* _What this task involves_: Each line below must be set down exactly; omit any image you find.

* _Collected data_:
[Begin]

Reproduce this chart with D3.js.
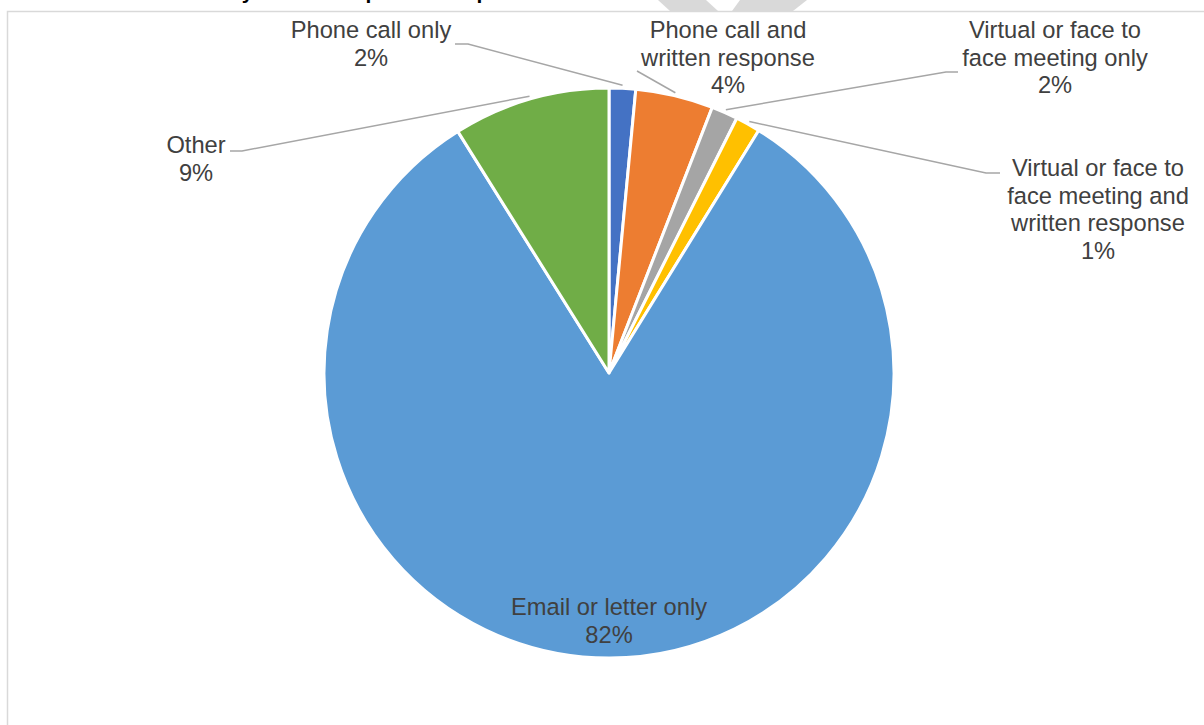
<!DOCTYPE html>
<html>
<head>
<meta charset="utf-8">
<script src="https://cdn.jsdelivr.net/npm/d3@7/dist/d3.min.js"></script>
<style>
  html, body { margin: 0; padding: 0; background: #ffffff; }
  svg { display: block; }
</style>
</head>
<body>
<div id="chart"></div>
<script>
// ---- data ----
const categories = [
  "Phone call only",
  "Phone call and written response",
  "Virtual or face to face meeting only",
  "Virtual or face to face meeting and written response",
  "Email or letter only",
  "Other"
];
const values = [1.5, 4.4, 1.5, 1.4, 82.3, 8.9];
const labelLines = [
  ["Phone call only"],
  ["Phone call and", "written response"],
  ["Virtual or face to", "face meeting only"],
  ["Virtual or face to", "face meeting and", "written response"],
  ["Email or letter only"],
  ["Other"]
];
const colors = ["#4472C4", "#ED7D31", "#A5A5A5", "#FFC000", "#5B9BD5", "#70AD47"];
const titleText = "Contact by written response and phone";

// ---- layout (not data) ----
const W = 1204, H = 725;
const cx = 609, cy = 373, R = 285;
const labelLayout = [
  { x: 371, y: 38, lead: [[455, 44], [468, 44]] },
  { x: 728, y: 38, lead: [[637, 71]] },
  { x: 1055, y: 38, lead: [[958, 72], [946, 72]] },
  { x: 1098, y: 176, lead: [[1000, 173], [986, 173]] },
  { x: 609, y: 615, lead: null },
  { x: 196, y: 153, lead: [[230, 151], [242, 151]] }
];
const lineH = 27.6;

const svg = d3.select("#chart").append("svg")
  .attr("width", W).attr("height", H)
  .style("font-family", "'Liberation Sans', Arial, sans-serif");

// title (clipped above the frame, as in the reference)
svg.append("text")
  .attr("x", 145).attr("y", -1.5)
  .attr("font-size", 21).attr("font-weight", "bold").attr("fill", "#000")
  .text(titleText);

// watermark fragments
svg.append("polygon").attr("points", "658,0 706,0 718,11 670,11").attr("fill", "#d9d9d9");
svg.append("polygon").attr("points", "740,0 807,0 793,11 732,11").attr("fill", "#d9d9d9");

// chart frame
svg.append("rect")
  .attr("x", 7.5).attr("y", 11.5).attr("width", 1210).attr("height", 730)
  .attr("fill", "#ffffff").attr("stroke", "#d9d9d9").attr("stroke-width", 1.5);

const total = d3.sum(values);
const pie = d3.pie().sort(null).value(d => d)(values);
const arc = d3.arc().innerRadius(0).outerRadius(R);

const g = svg.append("g").attr("transform", `translate(${cx},${cy})`);
g.selectAll("path.slice").data(pie).join("path")
  .attr("class", "slice")
  .attr("d", arc)
  .attr("fill", (d, i) => colors[i])
  .attr("stroke", "#ffffff").attr("stroke-width", 3).attr("stroke-linejoin", "round");

// leader lines
pie.forEach((d, i) => {
  const L = labelLayout[i];
  if (!L.lead) return;
  const a = (d.startAngle + d.endAngle) / 2;
  const end = [cx + (R + 3) * Math.sin(a), cy - (R + 3) * Math.cos(a)];
  const pts = L.lead.concat([end]);
  svg.append("path")
    .attr("d", d3.line()(pts))
    .attr("fill", "none").attr("stroke", "#a6a6a6").attr("stroke-width", 1.5);
});

// labels
pie.forEach((d, i) => {
  const L = labelLayout[i];
  const pct = Math.round(values[i] * 100 / total) + "%";
  const lines = labelLines[i].concat([pct]);
  const t = svg.append("text")
    .attr("text-anchor", "middle")
    .attr("font-size", 23.7).attr("fill", "#404040");
  lines.forEach((s, k) => {
    t.append("tspan").attr("x", L.x).attr("y", L.y + k * lineH).text(s);
  });
});
</script>
</body>
</html>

[End]

* _Full response_:
Reproduce this chart with D3.js.
<!DOCTYPE html>
<html>
<head>
<meta charset="utf-8">
<script src="https://cdn.jsdelivr.net/npm/d3@7/dist/d3.min.js"></script>
<style>
  html, body { margin: 0; padding: 0; background: #ffffff; }
  svg { display: block; }
</style>
</head>
<body>
<div id="chart"></div>
<script>
// ---- data ----
const categories = [
  "Phone call only",
  "Phone call and written response",
  "Virtual or face to face meeting only",
  "Virtual or face to face meeting and written response",
  "Email or letter only",
  "Other"
];
const values = [1.5, 4.4, 1.5, 1.4, 82.3, 8.9];
const labelLines = [
  ["Phone call only"],
  ["Phone call and", "written response"],
  ["Virtual or face to", "face meeting only"],
  ["Virtual or face to", "face meeting and", "written response"],
  ["Email or letter only"],
  ["Other"]
];
const colors = ["#4472C4", "#ED7D31", "#A5A5A5", "#FFC000", "#5B9BD5", "#70AD47"];
const titleText = "Contact by written response and phone";

// ---- layout (not data) ----
const W = 1204, H = 725;
const cx = 609, cy = 373, R = 285;
const labelLayout = [
  { x: 371, y: 38, lead: [[455, 44], [468, 44]] },
  { x: 728, y: 38, lead: [[637, 71]] },
  { x: 1055, y: 38, lead: [[958, 72], [946, 72]] },
  { x: 1098, y: 176, lead: [[1000, 173], [986, 173]] },
  { x: 609, y: 615, lead: null },
  { x: 196, y: 153, lead: [[230, 151], [242, 151]] }
];
const lineH = 27.6;

const svg = d3.select("#chart").append("svg")
  .attr("width", W).attr("height", H)
  .style("font-family", "'Liberation Sans', Arial, sans-serif");

// title (clipped above the frame, as in the reference)
svg.append("text")
  .attr("x", 145).attr("y", -1.5)
  .attr("font-size", 21).attr("font-weight", "bold").attr("fill", "#000")
  .text(titleText);

// watermark fragments
svg.append("polygon").attr("points", "658,0 706,0 718,11 670,11").attr("fill", "#d9d9d9");
svg.append("polygon").attr("points", "740,0 807,0 793,11 732,11").attr("fill", "#d9d9d9");

// chart frame
svg.append("rect")
  .attr("x", 7.5).attr("y", 11.5).attr("width", 1210).attr("height", 730)
  .attr("fill", "#ffffff").attr("stroke", "#d9d9d9").attr("stroke-width", 1.5);

const total = d3.sum(values);
const pie = d3.pie().sort(null).value(d => d)(values);
const arc = d3.arc().innerRadius(0).outerRadius(R);

const g = svg.append("g").attr("transform", `translate(${cx},${cy})`);
g.selectAll("path.slice").data(pie).join("path")
  .attr("class", "slice")
  .attr("d", arc)
  .attr("fill", (d, i) => colors[i])
  .attr("stroke", "#ffffff").attr("stroke-width", 3).attr("stroke-linejoin", "round");

// leader lines
pie.forEach((d, i) => {
  const L = labelLayout[i];
  if (!L.lead) return;
  const a = (d.startAngle + d.endAngle) / 2;
  const end = [cx + (R + 3) * Math.sin(a), cy - (R + 3) * Math.cos(a)];
  const pts = L.lead.concat([end]);
  svg.append("path")
    .attr("d", d3.line()(pts))
    .attr("fill", "none").attr("stroke", "#a6a6a6").attr("stroke-width", 1.5);
});

// labels
pie.forEach((d, i) => {
  const L = labelLayout[i];
  const pct = Math.round(values[i] * 100 / total) + "%";
  const lines = labelLines[i].concat([pct]);
  const t = svg.append("text")
    .attr("text-anchor", "middle")
    .attr("font-size", 23.7).attr("fill", "#404040");
  lines.forEach((s, k) => {
    t.append("tspan").attr("x", L.x).attr("y", L.y + k * lineH).text(s);
  });
});
</script>
</body>
</html>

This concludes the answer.